==== DATA SHOWN ====
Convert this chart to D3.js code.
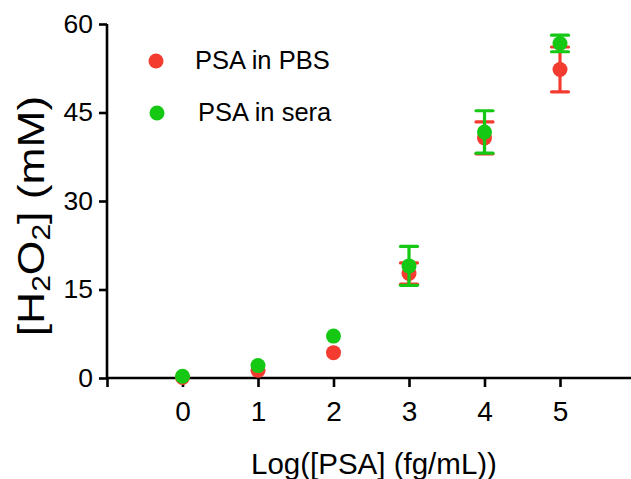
<!DOCTYPE html>
<html>
<head>
<meta charset="utf-8">
<script src="https://cdn.jsdelivr.net/npm/d3@7"></script>
<style>
  html, body { margin: 0; padding: 0; background: #fff; }
  svg { display: block; }
  text { font-family: Arial, "Liberation Sans", sans-serif; fill: #000; }
</style>
</head>
<body>
<script>
// ---- data ----
const logPSA = [0, 1, 2, 3, 4, 5];
const pbsMean = [0.1, 1.3, 4.3, 17.7, 40.7, 52.3];
const pbsSD   = [0, 0, 0, 1.8, 2.7, 3.8];
const seraMean = [0.3, 2.1, 7.1, 19.0, 41.7, 56.7];
const seraSD   = [0, 0, 0, 3.3, 3.6, 1.4];
const xTickValues = [-1, 0, 1, 2, 3, 4, 5];
const yTickValues = [0, 15, 30, 45, 60];
const seriesNames = ["PSA in PBS", "PSA in sera"];
const seriesColors = ["#F43B2F", "#14C814"];

const W = 631, H = 479;
const svg = d3.select("body").append("svg").attr("width", W).attr("height", H);
svg.append("rect").attr("width", W).attr("height", H).attr("fill", "#fff");

const x = d3.scaleLinear().domain([-1, 6]).range([107, 635.5]);
const y = d3.scaleLinear().domain([0, 60]).range([378, 24]);

// axes
const xAxis = d3.axisBottom(x).tickValues(xTickValues)
  .tickFormat(d => d < 0 ? "" : d3.format("d")(d))
  .tickSizeInner(9).tickSizeOuter(0).tickPadding(14);
const yAxis = d3.axisLeft(y).tickValues(yTickValues)
  .tickSizeInner(8).tickSizeOuter(0).tickPadding(6);

const gx = svg.append("g").attr("transform", `translate(0,${y(0)})`).call(xAxis);
gx.select(".domain").attr("stroke", "#000").attr("stroke-width", 2.6).attr("d", `M${x(-1)},0H${W + 5}`);
gx.selectAll(".tick line").attr("stroke", "#000").attr("stroke-width", 2.6);
gx.selectAll(".tick text").attr("font-size", 28).attr("font-family", "Arial, 'Liberation Sans', sans-serif").attr("fill", "#000");

const gy = svg.append("g").attr("transform", `translate(${x(-1)},0)`).call(yAxis);
gy.select(".domain").attr("stroke", "#000").attr("stroke-width", 2.6).attr("d", `M0,${y(60)}V${y(0) + 1}`);
gy.selectAll(".tick line").attr("stroke", "#000").attr("stroke-width", 2.6);
gy.selectAll(".tick text").attr("font-size", 26.5).attr("font-family", "Arial, 'Liberation Sans', sans-serif").attr("fill", "#000");

// axis titles
svg.append("text").attr("x", 374).attr("y", 474).attr("text-anchor", "middle")
  .attr("font-size", 29.5).text("Log([PSA] (fg/mL))");

const yt = svg.append("text").attr("text-anchor", "middle")
  .attr("transform", "translate(44,216) rotate(-90) scale(1.2,1)").attr("font-size", 37);
yt.append("tspan").text("[H");
yt.append("tspan").attr("font-size", 25).attr("dy", 6).text("2");
yt.append("tspan").attr("dy", -6).text("O");
yt.append("tspan").attr("font-size", 25).attr("dy", 6).text("2");
yt.append("tspan").attr("dy", -6).text("] (mM)");

// series
const series = [
  { mean: pbsMean, sd: pbsSD, color: seriesColors[0] },
  { mean: seraMean, sd: seraSD, color: seriesColors[1] }
];
const capHalf = 8.5;
series.forEach(s => {
  const g = svg.append("g");
  const pts = logPSA.map((v, i) => ({ x: v, m: s.mean[i], sd: s.sd[i] }));
  const eb = pts.filter(p => p.sd > 0);
  g.selectAll("line.v").data(eb).join("line")
    .attr("x1", d => x(d.x)).attr("x2", d => x(d.x))
    .attr("y1", d => y(d.m + d.sd)).attr("y2", d => y(d.m - d.sd))
    .attr("stroke", s.color).attr("stroke-width", 3.2);
  [1, -1].forEach(sign => {
    g.selectAll(null).data(eb).join("line")
      .attr("x1", d => x(d.x) - capHalf).attr("x2", d => x(d.x) + capHalf)
      .attr("y1", d => y(d.m + sign * d.sd)).attr("y2", d => y(d.m + sign * d.sd))
      .attr("stroke", s.color).attr("stroke-width", 3.2).attr("stroke-linecap", "round");
  });
  g.selectAll("circle").data(pts).join("circle")
    .attr("cx", d => x(d.x)).attr("cy", d => y(d.m)).attr("r", 7.5)
    .attr("fill", s.color);
});

// legend
const legendY = [61, 113];
const legendDotX = [156, 157];
const legendTextX = [195, 198];
seriesNames.forEach((n, i) => {
  svg.append("circle").attr("cx", legendDotX[i]).attr("cy", legendY[i]).attr("r", 7.5).attr("fill", seriesColors[i]);
  svg.append("text").attr("x", legendTextX[i]).attr("y", legendY[i] + 8).attr("font-size", 25.5).text(n);
});
</script>
</body>
</html>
====
• CHALLENGE:
Print the full listing exactly, dropping the pictures.

• WRITTEN ANSWER:
Convert this chart to D3.js code.
<!DOCTYPE html>
<html>
<head>
<meta charset="utf-8">
<script src="https://cdn.jsdelivr.net/npm/d3@7"></script>
<style>
  html, body { margin: 0; padding: 0; background: #fff; }
  svg { display: block; }
  text { font-family: Arial, "Liberation Sans", sans-serif; fill: #000; }
</style>
</head>
<body>
<script>
// ---- data ----
const logPSA = [0, 1, 2, 3, 4, 5];
const pbsMean = [0.1, 1.3, 4.3, 17.7, 40.7, 52.3];
const pbsSD   = [0, 0, 0, 1.8, 2.7, 3.8];
const seraMean = [0.3, 2.1, 7.1, 19.0, 41.7, 56.7];
const seraSD   = [0, 0, 0, 3.3, 3.6, 1.4];
const xTickValues = [-1, 0, 1, 2, 3, 4, 5];
const yTickValues = [0, 15, 30, 45, 60];
const seriesNames = ["PSA in PBS", "PSA in sera"];
const seriesColors = ["#F43B2F", "#14C814"];

const W = 631, H = 479;
const svg = d3.select("body").append("svg").attr("width", W).attr("height", H);
svg.append("rect").attr("width", W).attr("height", H).attr("fill", "#fff");

const x = d3.scaleLinear().domain([-1, 6]).range([107, 635.5]);
const y = d3.scaleLinear().domain([0, 60]).range([378, 24]);

// axes
const xAxis = d3.axisBottom(x).tickValues(xTickValues)
  .tickFormat(d => d < 0 ? "" : d3.format("d")(d))
  .tickSizeInner(9).tickSizeOuter(0).tickPadding(14);
const yAxis = d3.axisLeft(y).tickValues(yTickValues)
  .tickSizeInner(8).tickSizeOuter(0).tickPadding(6);

const gx = svg.append("g").attr("transform", `translate(0,${y(0)})`).call(xAxis);
gx.select(".domain").attr("stroke", "#000").attr("stroke-width", 2.6).attr("d", `M${x(-1)},0H${W + 5}`);
gx.selectAll(".tick line").attr("stroke", "#000").attr("stroke-width", 2.6);
gx.selectAll(".tick text").attr("font-size", 28).attr("font-family", "Arial, 'Liberation Sans', sans-serif").attr("fill", "#000");

const gy = svg.append("g").attr("transform", `translate(${x(-1)},0)`).call(yAxis);
gy.select(".domain").attr("stroke", "#000").attr("stroke-width", 2.6).attr("d", `M0,${y(60)}V${y(0) + 1}`);
gy.selectAll(".tick line").attr("stroke", "#000").attr("stroke-width", 2.6);
gy.selectAll(".tick text").attr("font-size", 26.5).attr("font-family", "Arial, 'Liberation Sans', sans-serif").attr("fill", "#000");

// axis titles
svg.append("text").attr("x", 374).attr("y", 474).attr("text-anchor", "middle")
  .attr("font-size", 29.5).text("Log([PSA] (fg/mL))");

const yt = svg.append("text").attr("text-anchor", "middle")
  .attr("transform", "translate(44,216) rotate(-90) scale(1.2,1)").attr("font-size", 37);
yt.append("tspan").text("[H");
yt.append("tspan").attr("font-size", 25).attr("dy", 6).text("2");
yt.append("tspan").attr("dy", -6).text("O");
yt.append("tspan").attr("font-size", 25).attr("dy", 6).text("2");
yt.append("tspan").attr("dy", -6).text("] (mM)");

// series
const series = [
  { mean: pbsMean, sd: pbsSD, color: seriesColors[0] },
  { mean: seraMean, sd: seraSD, color: seriesColors[1] }
];
const capHalf = 8.5;
series.forEach(s => {
  const g = svg.append("g");
  const pts = logPSA.map((v, i) => ({ x: v, m: s.mean[i], sd: s.sd[i] }));
  const eb = pts.filter(p => p.sd > 0);
  g.selectAll("line.v").data(eb).join("line")
    .attr("x1", d => x(d.x)).attr("x2", d => x(d.x))
    .attr("y1", d => y(d.m + d.sd)).attr("y2", d => y(d.m - d.sd))
    .attr("stroke", s.color).attr("stroke-width", 3.2);
  [1, -1].forEach(sign => {
    g.selectAll(null).data(eb).join("line")
      .attr("x1", d => x(d.x) - capHalf).attr("x2", d => x(d.x) + capHalf)
      .attr("y1", d => y(d.m + sign * d.sd)).attr("y2", d => y(d.m + sign * d.sd))
      .attr("stroke", s.color).attr("stroke-width", 3.2).attr("stroke-linecap", "round");
  });
  g.selectAll("circle").data(pts).join("circle")
    .attr("cx", d => x(d.x)).attr("cy", d => y(d.m)).attr("r", 7.5)
    .attr("fill", s.color);
});

// legend
const legendY = [61, 113];
const legendDotX = [156, 157];
const legendTextX = [195, 198];
seriesNames.forEach((n, i) => {
  svg.append("circle").attr("cx", legendDotX[i]).attr("cy", legendY[i]).attr("r", 7.5).attr("fill", seriesColors[i]);
  svg.append("text").attr("x", legendTextX[i]).attr("y", legendY[i] + 8).attr("font-size", 25.5).text(n);
});
</script>
</body>
</html>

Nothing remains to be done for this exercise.